An article on the BBC Workplace website highlighted the importance that employers are putting on “soft skills”; by which they mean communication, the ability to initiate, interact with customers and work in a team. One of the challenges faced is that these soft skills are rarely taught in schools, though one might argue that in these days of social networking, they are exactly the kind of skills that children are not getting naturally.
They need all the help they can get, and indeed Huthwaite International is on a mission to help. The earliest Huthwaite research focused on analysing what verbal behaviours created effective meetings and interactions between colleagues and customers. These behavioural insights have stood the test of time and still prove their value every time they are implemented.
Key behaviours when running effective meetings
Meetings – by which we mean interactions of just about any kind, and of any length or degree of informality – can fail for a number of reasons. Many get hijacked by the need of everybody in the room to prove their worth and have their say. So an effective meeting manager is somebody who focuses on managing the discussion rather than taking part in it, and is not afraid to shut out contributions that are not relevant. The importance of what we call clarification behaviours is also often overlooked. Between them, the behaviours of Testing Understanding (“Can I just check that you meant we need to increase our investment over 4 years?”) and Summarising “(So, we’ve agreed to meet at 7pm and eat before we see the film”) should represent 10% of the total meeting behaviour, yet many groups sadly fail to reach anything like that level. The result: people end the meeting unsure about what has actually been agreed.

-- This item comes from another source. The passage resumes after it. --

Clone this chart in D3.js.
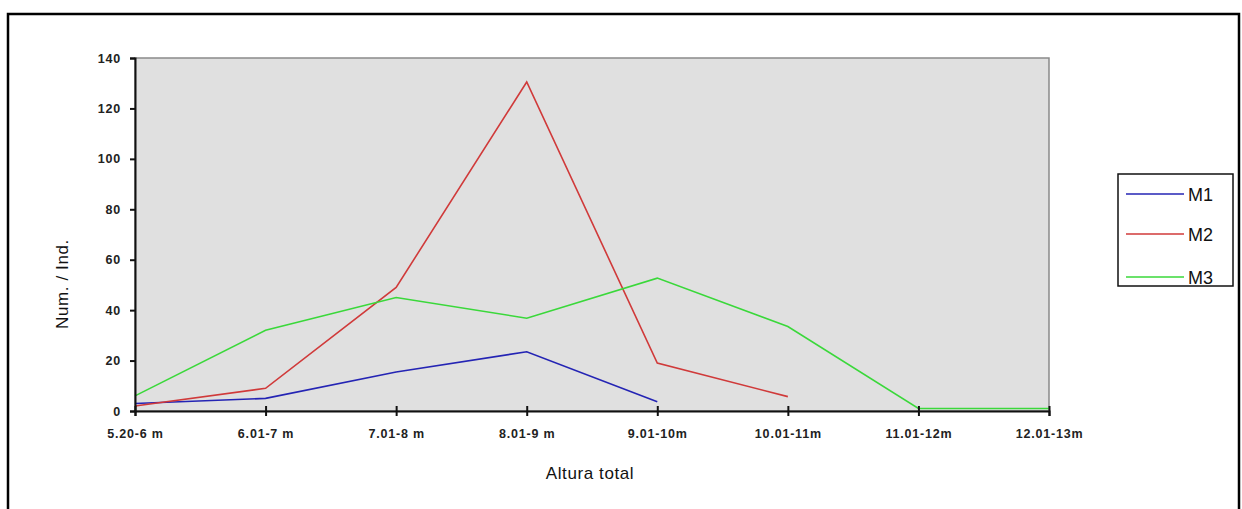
<!DOCTYPE html>
<html>
<head>
<meta charset="utf-8">
<script src="https://cdn.jsdelivr.net/npm/d3@7/dist/d3.min.js"></script>
<style>
  html, body { margin: 0; padding: 0; background: #fff; }
  svg { display: block; }
  .tick text { font-family: "Liberation Sans", Arial, sans-serif; font-size: 12.5px; font-weight: bold; fill: #222; letter-spacing: 0.8px; }
</style>
</head>
<body>
<svg id="chart" width="1242" height="509"></svg>
<script>
// Height classes (total height)
const categories = ["5.20-6 m", "6.01-7 m", "7.01-8 m", "8.01-9 m", "9.01-10m", "10.01-11m", "11.01-12m", "12.01-13m"];
// Number of individuals per height class
const m1 = [3, 5, 15.5, 23.5, 3.7];
const m2 = [2, 9, 49, 130.5, 19, 5.7];
const m3 = [6, 32, 45, 36.8, 52.7, 33.5, 1, 1];
const yTicks = [0, 20, 40, 60, 80, 100, 120, 140];

const seriesNames = ["M1", "M2", "M3"];
const seriesValues = [m1, m2, m3];
const seriesColors = ["#2424b4", "#d03a3a", "#3ad83a"];

const svg = d3.select("#chart");
const plot = { left: 135, top: 58, right: 1049, bottom: 411 };

// outer frame
svg.append("rect")
  .attr("x", 8).attr("y", 14).attr("width", 1231).attr("height", 505)
  .attr("fill", "none").attr("stroke", "#000").attr("stroke-width", 2.5);

const x = d3.scalePoint().domain(categories).range([plot.left, plot.right]);
const y = d3.scaleLinear().domain([0, 140]).range([plot.bottom, plot.top]);

// plot background
svg.append("rect")
  .attr("x", plot.left).attr("y", plot.top)
  .attr("width", plot.right - plot.left).attr("height", plot.bottom - plot.top)
  .attr("fill", "#e0e0e0").attr("stroke", "#8a8a8a").attr("stroke-width", 1.5);

// series lines
const line = d3.line().x((d, i) => x(categories[i])).y(d => y(d));
seriesValues.forEach((vals, k) => {
  svg.append("path")
    .datum(vals)
    .attr("d", line)
    .attr("fill", "none")
    .attr("stroke", seriesColors[k])
    .attr("stroke-width", 1.6);
});

// y axis
const yAxis = svg.append("g")
  .attr("transform", `translate(${plot.left},0)`)
  .call(d3.axisLeft(y).tickValues(yTicks).tickSize(5).tickPadding(9).tickFormat(d3.format("d")));
yAxis.select(".domain").attr("stroke", "#111").attr("stroke-width", 2);
yAxis.selectAll(".tick line").attr("stroke", "#111").attr("stroke-width", 2);

// x axis
const xAxis = svg.append("g")
  .attr("transform", `translate(0,${plot.bottom})`)
  .call(d3.axisBottom(x).tickSize(5).tickPadding(13));
xAxis.select(".domain").attr("stroke", "#111").attr("stroke-width", 2);
xAxis.selectAll(".tick line").attr("stroke", "#111").attr("stroke-width", 2).attr("y1", -5);

// axis titles
svg.append("text")
  .attr("x", 590).attr("y", 479)
  .attr("text-anchor", "middle")
  .attr("font-family", "Liberation Sans, Arial, sans-serif")
  .attr("font-size", 17).attr("letter-spacing", 0.6).attr("fill", "#111")
  .text("Altura total");

svg.append("text")
  .attr("transform", "translate(68,284) rotate(-90)")
  .attr("text-anchor", "middle")
  .attr("font-family", "Liberation Sans, Arial, sans-serif")
  .attr("font-size", 17).attr("letter-spacing", 0.6).attr("fill", "#111")
  .text("Num. / Ind.");

// legend
const legend = svg.append("g");
legend.append("rect")
  .attr("x", 1118).attr("y", 174).attr("width", 115).attr("height", 112)
  .attr("fill", "#fff").attr("stroke", "#111").attr("stroke-width", 1.5);
const legendY = [194, 234, 277];
seriesNames.forEach((name, k) => {
  legend.append("line")
    .attr("x1", 1126).attr("x2", 1184)
    .attr("y1", legendY[k]).attr("y2", legendY[k])
    .attr("stroke", seriesColors[k]).attr("stroke-width", 1.6);
  legend.append("text")
    .attr("x", 1188).attr("y", legendY[k] + 7)
    .attr("font-family", "Liberation Sans, Arial, sans-serif")
    .attr("font-size", 18).attr("fill", "#111")
    .text(name);
});
</script>
</body>
</html>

Many people do not realise that there are different ways in which ideas can be initiated or generated and the behaviours chosen depend on what the group are trying to achieve with their ideas. For most people idea generation is about everybody putting forward their own ideas and then discussing which ones to pick. What we generally see in idea generation is a failure on all sides to build on each other’s ideas/proposals; by that I mean taking somebody else’s idea and extending it or developing it. For example: you suggest to me that we meet for a working lunch at a particular time. I agree and put forward a proposal as to where we could go. The original idea is left intact; I have just added to it. That is the behaviour we call Building. It is powerful when it comes to collaborating over idea generation, yet we simply don’t hear enough of it. It is also a behaviour that you can use to refine other people’s ideas by building on part of an idea, rather than the whole.
Reacting behaviours form another important category when running effective meetings, as they affect the climate of a meeting. These behaviours are the ones you use to indicate your support or disagreement for someone else’s idea or point of view. We found them to be particularly important when interacting with customers. For example, one of the biggest worries in customer interactions is always working out how to say “No” in an acceptable way. They also form an important part of team working as effective teams need to be able to collaborate and therefore support each other. But at the same time they also need to be able to challenge each other’s ideas and say “No” when it is for the good of the team.
The use of verbal behaviours in learning environments
We’ve worked these findings through with clients over many years and helped them to improve their interactions, whether internal, social, sales, negotiation or even family related. The next generation needs to know this stuff, which is why we’ve worked with teachers, children and education policy researchers to bring them into some school classrooms.